## start

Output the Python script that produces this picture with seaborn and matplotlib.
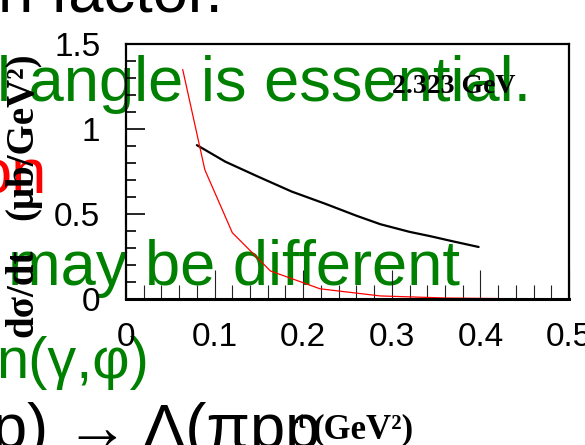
import matplotlib
matplotlib.use("Agg")
import matplotlib.pyplot as plt
import seaborn as sns
import pandas as pd
from matplotlib.ticker import FixedLocator, MultipleLocator

# Cross-section curves, dsigma/dt versus -t
black_t = [0.080, 0.090, 0.112, 0.149, 0.187, 0.225, 0.260, 0.287, 0.320, 0.343, 0.370, 0.398]
black_sigma = [0.905, 0.875, 0.808, 0.720, 0.632, 0.560, 0.490, 0.440, 0.395, 0.370, 0.338, 0.306]
red_t = [0.064, 0.089, 0.120, 0.163, 0.219, 0.287, 0.360, 0.430, 0.500]
red_sigma = [1.35, 0.76, 0.39, 0.165, 0.060, 0.018, 0.006, 0.002, 0.001]

x_ticks = [0.0, 0.1, 0.2, 0.3, 0.4, 0.5]
x_tick_labels = ["0", "0.1", "0.2", "0.3", "0.4", "0.5"]
y_ticks = [0.0, 0.5, 1.0, 1.5]
y_tick_labels = ["0", "0.5", "1", "1.5"]
energy_label = "2.323 GeV"

# Slide lines that sit behind the plot: (text, colour, x px, baseline px, size pt)
slide_lines = [
    ("n factor.", "black", -2, 11, 45.5),
    ("l angle is essential.", "green", -3, 101, 45.5),
    ("on", "red", -24, 193, 45.5),
    ("may be different", "green", 8, 285, 45.5),
    ("n(γ,φ)", "green", -4, 378, 41.5),
    ("p) → Λ(πpp", "black", -8, 448, 45.5),
]

sns.set_theme(style="white")
plt.rcParams["font.family"] = ["Liberation Sans", "DejaVu Sans"]

W, H, DPI = 585, 445, 100
fig = plt.figure(figsize=(W / DPI, H / DPI), dpi=DPI)
fig.patch.set_facecolor("white")


def fx(px):
    return px / W


def fy(py):
    return 1 - py / H


for txt, col, x, y, size in slide_lines:
    fig.text(fx(x), fy(y), txt, color=col, fontsize=size, ha="left", va="baseline",
             family=["Liberation Sans", "DejaVu Sans"], zorder=0.5)

ax = fig.add_axes([fx(126), fy(299), (569 - 126) / W, (299 - 44) / H])
ax.set_facecolor("none")
ax.set_zorder(1)

curves = pd.DataFrame({
    "t": black_t + red_t,
    "sigma": black_sigma + red_sigma,
    "curve": ["black"] * len(black_t) + ["red"] * len(red_t),
})
sns.lineplot(data=curves[curves.curve == "black"], x="t", y="sigma", color="black",
             linewidth=1.6, sort=False, estimator=None, ax=ax)
sns.lineplot(data=curves[curves.curve == "red"], x="t", y="sigma", color="red",
             linewidth=0.9, sort=False, estimator=None, ax=ax)

ax.set_xlim(0, 0.5)
ax.set_ylim(0, 1.5)
ax.set_xlabel("")
ax.set_ylabel("")

ax.xaxis.set_major_locator(FixedLocator(x_ticks))
ax.set_xticklabels(x_tick_labels)
ax.yaxis.set_major_locator(FixedLocator(y_ticks))
ax.set_yticklabels(y_tick_labels)
ax.xaxis.set_minor_locator(MultipleLocator(0.02))
ax.yaxis.set_minor_locator(MultipleLocator(0.1))

ax.tick_params(axis="x", which="major", direction="in", length=21, width=0.8,
               color="#222222", bottom=True, top=False, pad=16.5, labelsize=24)
ax.tick_params(axis="x", which="minor", direction="in", length=10, width=0.8,
               color="#222222", bottom=True, top=False)
ax.tick_params(axis="y", which="major", direction="in", length=13.7, width=1.2,
               color="black", left=True, right=False, pad=18.5, labelsize=24)
ax.tick_params(axis="y", which="minor", direction="in", length=7.2, width=1.2,
               color="black", left=True, right=False)
for lab in ax.get_xticklabels() + ax.get_yticklabels():
    lab.set_color("black")

for side, lw in [("left", 1.6), ("bottom", 2.2), ("top", 1.6), ("right", 1.6)]:
    ax.spines[side].set_visible(True)
    ax.spines[side].set_color("black")
    ax.spines[side].set_linewidth(lw)

serif_bold = dict(family=["Liberation Serif", "DejaVu Serif"], weight="bold", color="black")

# Energy annotation inside the frame
fig.text(fx(392), fy(93), energy_label, fontsize=20, ha="left", va="baseline",
         zorder=5, **serif_bold)

# Vertical axis title along the left edge
fig.text(fx(32), fy(337), "dσ/dt", fontsize=28, rotation=90, rotation_mode="anchor",
         ha="left", va="baseline", zorder=5, **serif_bold)
fig.text(fx(32), fy(220), "(μb/GeV²)", fontsize=28, rotation=90, rotation_mode="anchor",
         ha="left", va="baseline", zorder=5, **serif_bold)

# Horizontal axis title
fig.text(fx(290), fy(428), "-t", fontsize=17, ha="left", va="baseline", zorder=5, **serif_bold)
fig.text(fx(312), fy(438), "(GeV²)", fontsize=25, ha="left", va="baseline", zorder=5, **serif_bold)

fig.savefig("out.png", dpi=DPI, facecolor="white")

## end

• _DIRECTIONS FOR THIS TASK_
Copy out the listing exactly as it stands, but not the pictures.

• _COMPLETE ANSWER_
Output the Python script that produces this picture with seaborn and matplotlib.
import matplotlib
matplotlib.use("Agg")
import matplotlib.pyplot as plt
import seaborn as sns
import pandas as pd
from matplotlib.ticker import FixedLocator, MultipleLocator

# Cross-section curves, dsigma/dt versus -t
black_t = [0.080, 0.090, 0.112, 0.149, 0.187, 0.225, 0.260, 0.287, 0.320, 0.343, 0.370, 0.398]
black_sigma = [0.905, 0.875, 0.808, 0.720, 0.632, 0.560, 0.490, 0.440, 0.395, 0.370, 0.338, 0.306]
red_t = [0.064, 0.089, 0.120, 0.163, 0.219, 0.287, 0.360, 0.430, 0.500]
red_sigma = [1.35, 0.76, 0.39, 0.165, 0.060, 0.018, 0.006, 0.002, 0.001]

x_ticks = [0.0, 0.1, 0.2, 0.3, 0.4, 0.5]
x_tick_labels = ["0", "0.1", "0.2", "0.3", "0.4", "0.5"]
y_ticks = [0.0, 0.5, 1.0, 1.5]
y_tick_labels = ["0", "0.5", "1", "1.5"]
energy_label = "2.323 GeV"

# Slide lines that sit behind the plot: (text, colour, x px, baseline px, size pt)
slide_lines = [
    ("n factor.", "black", -2, 11, 45.5),
    ("l angle is essential.", "green", -3, 101, 45.5),
    ("on", "red", -24, 193, 45.5),
    ("may be different", "green", 8, 285, 45.5),
    ("n(γ,φ)", "green", -4, 378, 41.5),
    ("p) → Λ(πpp", "black", -8, 448, 45.5),
]

sns.set_theme(style="white")
plt.rcParams["font.family"] = ["Liberation Sans", "DejaVu Sans"]

W, H, DPI = 585, 445, 100
fig = plt.figure(figsize=(W / DPI, H / DPI), dpi=DPI)
fig.patch.set_facecolor("white")


def fx(px):
    return px / W


def fy(py):
    return 1 - py / H


for txt, col, x, y, size in slide_lines:
    fig.text(fx(x), fy(y), txt, color=col, fontsize=size, ha="left", va="baseline",
             family=["Liberation Sans", "DejaVu Sans"], zorder=0.5)

ax = fig.add_axes([fx(126), fy(299), (569 - 126) / W, (299 - 44) / H])
ax.set_facecolor("none")
ax.set_zorder(1)

curves = pd.DataFrame({
    "t": black_t + red_t,
    "sigma": black_sigma + red_sigma,
    "curve": ["black"] * len(black_t) + ["red"] * len(red_t),
})
sns.lineplot(data=curves[curves.curve == "black"], x="t", y="sigma", color="black",
             linewidth=1.6, sort=False, estimator=None, ax=ax)
sns.lineplot(data=curves[curves.curve == "red"], x="t", y="sigma", color="red",
             linewidth=0.9, sort=False, estimator=None, ax=ax)

ax.set_xlim(0, 0.5)
ax.set_ylim(0, 1.5)
ax.set_xlabel("")
ax.set_ylabel("")

ax.xaxis.set_major_locator(FixedLocator(x_ticks))
ax.set_xticklabels(x_tick_labels)
ax.yaxis.set_major_locator(FixedLocator(y_ticks))
ax.set_yticklabels(y_tick_labels)
ax.xaxis.set_minor_locator(MultipleLocator(0.02))
ax.yaxis.set_minor_locator(MultipleLocator(0.1))

ax.tick_params(axis="x", which="major", direction="in", length=21, width=0.8,
               color="#222222", bottom=True, top=False, pad=16.5, labelsize=24)
ax.tick_params(axis="x", which="minor", direction="in", length=10, width=0.8,
               color="#222222", bottom=True, top=False)
ax.tick_params(axis="y", which="major", direction="in", length=13.7, width=1.2,
               color="black", left=True, right=False, pad=18.5, labelsize=24)
ax.tick_params(axis="y", which="minor", direction="in", length=7.2, width=1.2,
               color="black", left=True, right=False)
for lab in ax.get_xticklabels() + ax.get_yticklabels():
    lab.set_color("black")

for side, lw in [("left", 1.6), ("bottom", 2.2), ("top", 1.6), ("right", 1.6)]:
    ax.spines[side].set_visible(True)
    ax.spines[side].set_color("black")
    ax.spines[side].set_linewidth(lw)

serif_bold = dict(family=["Liberation Serif", "DejaVu Serif"], weight="bold", color="black")

# Energy annotation inside the frame
fig.text(fx(392), fy(93), energy_label, fontsize=20, ha="left", va="baseline",
         zorder=5, **serif_bold)

# Vertical axis title along the left edge
fig.text(fx(32), fy(337), "dσ/dt", fontsize=28, rotation=90, rotation_mode="anchor",
         ha="left", va="baseline", zorder=5, **serif_bold)
fig.text(fx(32), fy(220), "(μb/GeV²)", fontsize=28, rotation=90, rotation_mode="anchor",
         ha="left", va="baseline", zorder=5, **serif_bold)

# Horizontal axis title
fig.text(fx(290), fy(428), "-t", fontsize=17, ha="left", va="baseline", zorder=5, **serif_bold)
fig.text(fx(312), fy(438), "(GeV²)", fontsize=25, ha="left", va="baseline", zorder=5, **serif_bold)

fig.savefig("out.png", dpi=DPI, facecolor="white")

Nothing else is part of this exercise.